London is burning? Far from it.

Photo by MattjHerring

I received quite a number of emails and messages from friends back home about the riots in London. “It’s horrible”, “people are looting every single shop they see”, “the city is burning”, “London is really unsafe and the riots are spreading” are some of the comments that I got.

Yes, there were a couple of rough days in the capital. In some neighbourhoods, streets had been dominated by the thugs, many of whom are teenagers. With little or no police presence, properties were destroyed, shops were looted, local businesses were ruined. Even in places where the police was present, they seemed to stand idly by while the looters made quick work the high street shops.

"As the dust settles,
tales of bravery and
solidarity began to emerge."

“London’s burning”, “Mobs rule as Police surrender streets” read the headlines. After three days of mayhem, the police finally showed up in force and their ranks swelled to 16,000 in the capital alone. The show of strength effectively stopped further rampage.

That came a bit too late as images of London burning were televised all round the world. A city on fire makes good headlines, the type that will sell newspapers. But I would hate to have people forever associate London with those images. That is not the London that I know and I believe I’m not the only one.

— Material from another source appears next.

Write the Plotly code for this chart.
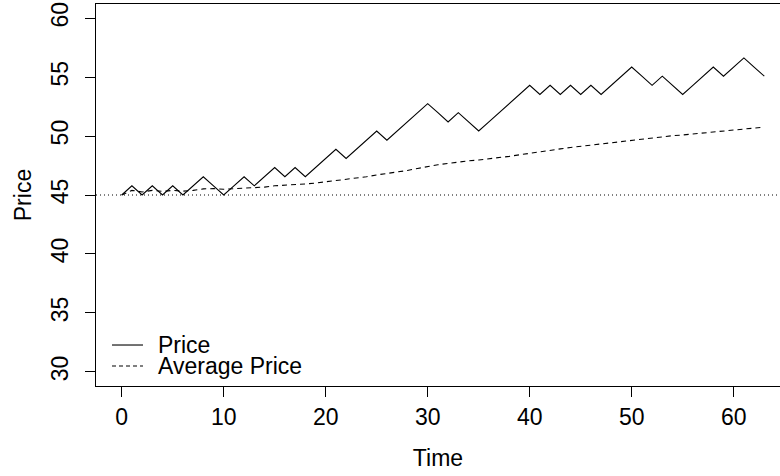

As the dust settles, tales of bravery and solidarity began to emerge. We hear of Pc (Police Constable) Gordon Murphy with his five colleagues charging at fifty hooligans and ended up protecting a retail park at Catford, Southeast London (read article), the Hackney West Indian lady who lashed out at the mob (read article), the #riotcleanup call on Twitter that gathered hundreds of volunteers marching out onto the streets with their brooms to pick up the pieces (read article) and staff at The Ledbury, a two Michelin star restaurant in Notting Hill, rushed out from their kitchen with rollings pins scaring away looters to protect their customers (read article). Wife had a chat with Marco from Saponara yesterday afternoon and he was telling her that he and some others have stayed behind for the night and stood guard outside the provision store beside his restaurant that some marauders were eyeing. And these are just some of the stories.

This is the London that Londoners know and come to love. London is burning? Far from it.